3. Adjust the reigns accordingly. Showing self-control when it comes to time on their tech leads to more freedom. In the same way, when chores are forgotten, responsibilities are neglected, or they begin to run late for stuff, we reign ‘em in. We’ve become good at this, because the nagging/yelling/crying that had to be executed to get stuff done around here was about to kill me.
4. The background app of God’s word must always be on ‘refresh.’ I’ve realised that with tech, there’s no point modifying the behaviour, but it needs an examination of the underlying character. The instruction shouldn’t be, “Don’t use bad language,” but rather, “Do not let foul, profane, worthless, or vulgar words ever come out of your mouth (texts), but only such speech as is good for building up others, according to the need and the occasion, so that it will be a blessing to those who hear (read).” Adapted a little from Ephesians 4:29. It’s not a language issue, it’s a character, people-pleasing, needing-to-seem-cool issue, which is so much deeper. The wisdom of man just won’t cut it.
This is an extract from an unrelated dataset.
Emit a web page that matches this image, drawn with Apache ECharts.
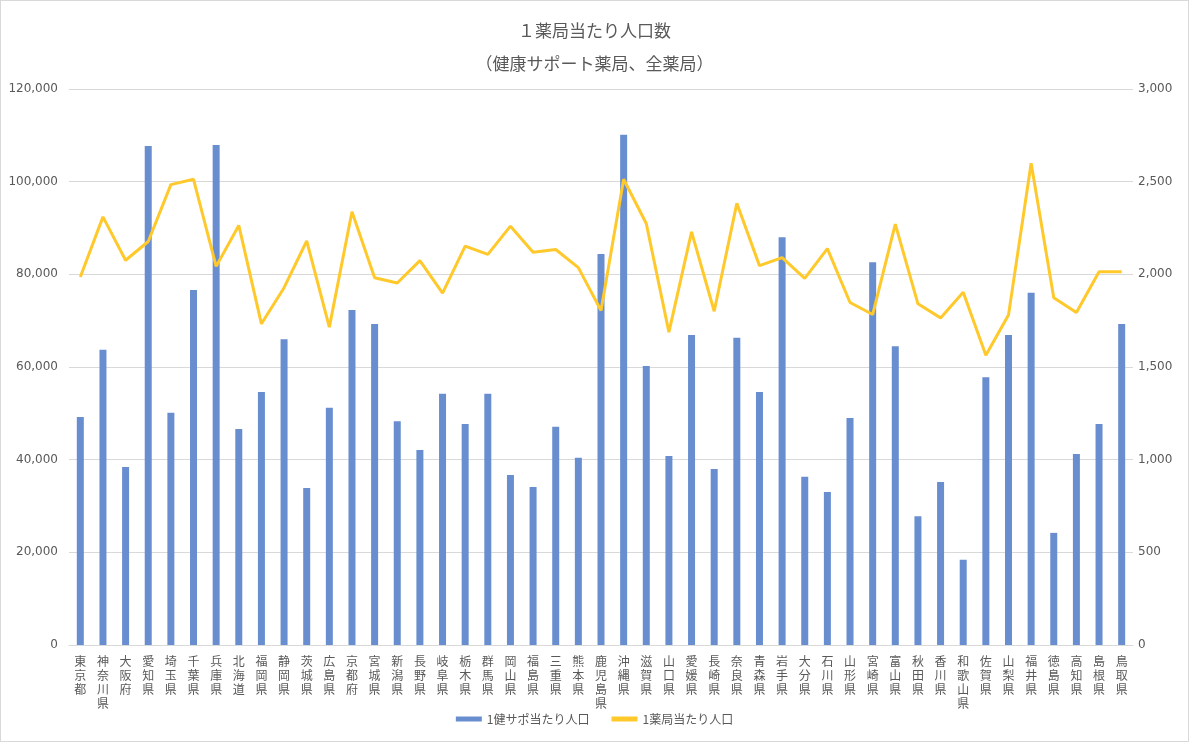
<!DOCTYPE html>
<html><head><meta charset="utf-8">
<script src="https://cdn.jsdelivr.net/npm/echarts@6/dist/echarts.min.js"></script>
<style>
html,body{margin:0;padding:0;background:#fff;}
#c{width:1189px;height:742px;box-sizing:border-box;border:1px solid #d9d9d9;}
</style></head>
<body><div id="c"></div>
<script>
const titleText = '１薬局当たり人口数\n（健康サポート薬局、全薬局）';
const seriesNames = ['1健サポ当たり人口', '1薬局当たり人口'];
const prefectures = ['東京都','神奈川県','大阪府','愛知県','埼玉県','千葉県','兵庫県','北海道','福岡県','静岡県','茨城県','広島県','京都府','宮城県','新潟県','長野県','岐阜県','栃木県','群馬県','岡山県','福島県','三重県','熊本県','鹿児島県','沖縄県','滋賀県','山口県','愛媛県','長崎県','奈良県','青森県','岩手県','大分県','石川県','山形県','宮崎県','富山県','秋田県','香川県','和歌山県','佐賀県','山梨県','福井県','徳島県','高知県','島根県','鳥取県'];
const perHealthSupport = [49200,63700,38400,107700,50100,76600,107900,46600,54600,66000,33900,51200,72300,69300,48300,42100,54200,47700,54200,36700,34100,47100,40400,84400,110100,60200,40800,66900,38000,66300,54600,88000,36300,33000,49000,82600,64500,27800,35200,18400,57800,66900,76000,24200,41200,47700,69300];
const perPharmacy = [1986,2310,2076,2177,2484,2513,2043,2264,1733,1928,2180,1715,2338,1982,1953,2074,1899,2152,2108,2260,2119,2134,2036,1805,2513,2274,1688,2229,1801,2383,2047,2090,1978,2139,1848,1783,2271,1841,1765,1903,1563,1780,2599,1874,1794,2014,2014];
const leftTicks = {min:0, max:120000, interval:20000};
const rightTicks = {min:0, max:3000, interval:500};

const txt = '#595959';
const numFont = 'DejaVu Sans';
const jpFont = '"Noto Sans CJK JP"';
const chart = echarts.init(document.getElementById('c'), null, {renderer:'canvas'});
chart.setOption({
  animation:false,
  backgroundColor:'#fff',
  title:{text:titleText, left:'center', top:8,
    textStyle:{fontFamily:jpFont, fontSize:17, fontWeight:'normal', color:txt, lineHeight:33}},
  grid:{left:68, right:55, top:88, bottom:96, containLabel:false},
  legend:{bottom:11, left:'center', itemWidth:26, itemHeight:5, itemGap:22,
    textStyle:{fontFamily:jpFont, fontSize:12, color:txt},
    data:[{name:seriesNames[0], icon:'rect'},{name:seriesNames[1], icon:'rect'}]},
  xAxis:{type:'category', data:prefectures,
    axisLine:{lineStyle:{color:'#d9d9d9'}}, axisTick:{show:false},
    axisLabel:{interval:0, margin:9, fontFamily:jpFont, fontSize:12, lineHeight:14, color:txt,
      verticalAlign:'top',
      formatter:v=>v.split('').join('\n')}},
  yAxis:[
    {type:'value', min:leftTicks.min, max:leftTicks.max, interval:leftTicks.interval,
     axisLine:{show:false}, axisTick:{show:false},
     splitLine:{lineStyle:{color:'#d9d9d9'}},
     axisLabel:{margin:11, fontFamily:numFont, fontSize:12, color:txt,
       formatter:v=>v.toLocaleString('en-US')}},
    {type:'value', min:rightTicks.min, max:rightTicks.max, interval:rightTicks.interval,
     axisLine:{show:false}, axisTick:{show:false}, splitLine:{show:false},
     axisLabel:{margin:5, fontFamily:numFont, fontSize:12, color:txt,
       formatter:v=>v.toLocaleString('en-US')}}
  ],
  series:[
    {name:seriesNames[0], type:'bar', yAxisIndex:0, data:perHealthSupport, barWidth:7,
     itemStyle:{color:'#698ED0'}},
    {name:seriesNames[1], type:'line', yAxisIndex:1, data:perPharmacy, symbol:'none',
     lineStyle:{color:'#FFC92B', width:3}, itemStyle:{color:'#FFC92B'}}
  ]
});
</script></body></html>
“Don’t send/ask for naked pictures,” becomes, “People look at the outward appearance, but the Lord looks at the heart,” from 1 Samuel 16:7, which helps you to dig deeper into judgement of appearance, rather than character- for themselves, and for others. We have vetoed many wonderful photos of abs on certain profile pics around here.
“Don’t respond to a message when angry or in high emotion,” etc. “He who has knowledge restrains and is careful with his words, and a man of understanding and wisdom has a cool spirit, self-control, an even temper.” Proverbs 17:27 The higher the emotions, the lower the clarity of thought, incorporated with teenage brains which are already murky, spells disaster.
If the principles are being taught into the psych consistently, hopefully they will be the building blocks of the character. Let’s keep building, people! An audio chapter on the way to school, a devotion together here and there, random sharing of your favourite scriptures over dinner- get it in!
It’s exhausting, I’m exhausted. But we’re gonna be okay. And we’re off duty when THEY have kids. That’s when we sit back and laugh, and say, “Yep. Good luck with that,” and let them borrow our picket sign.
May the lessons learned in the quiet or the chaos lead you closer to Him.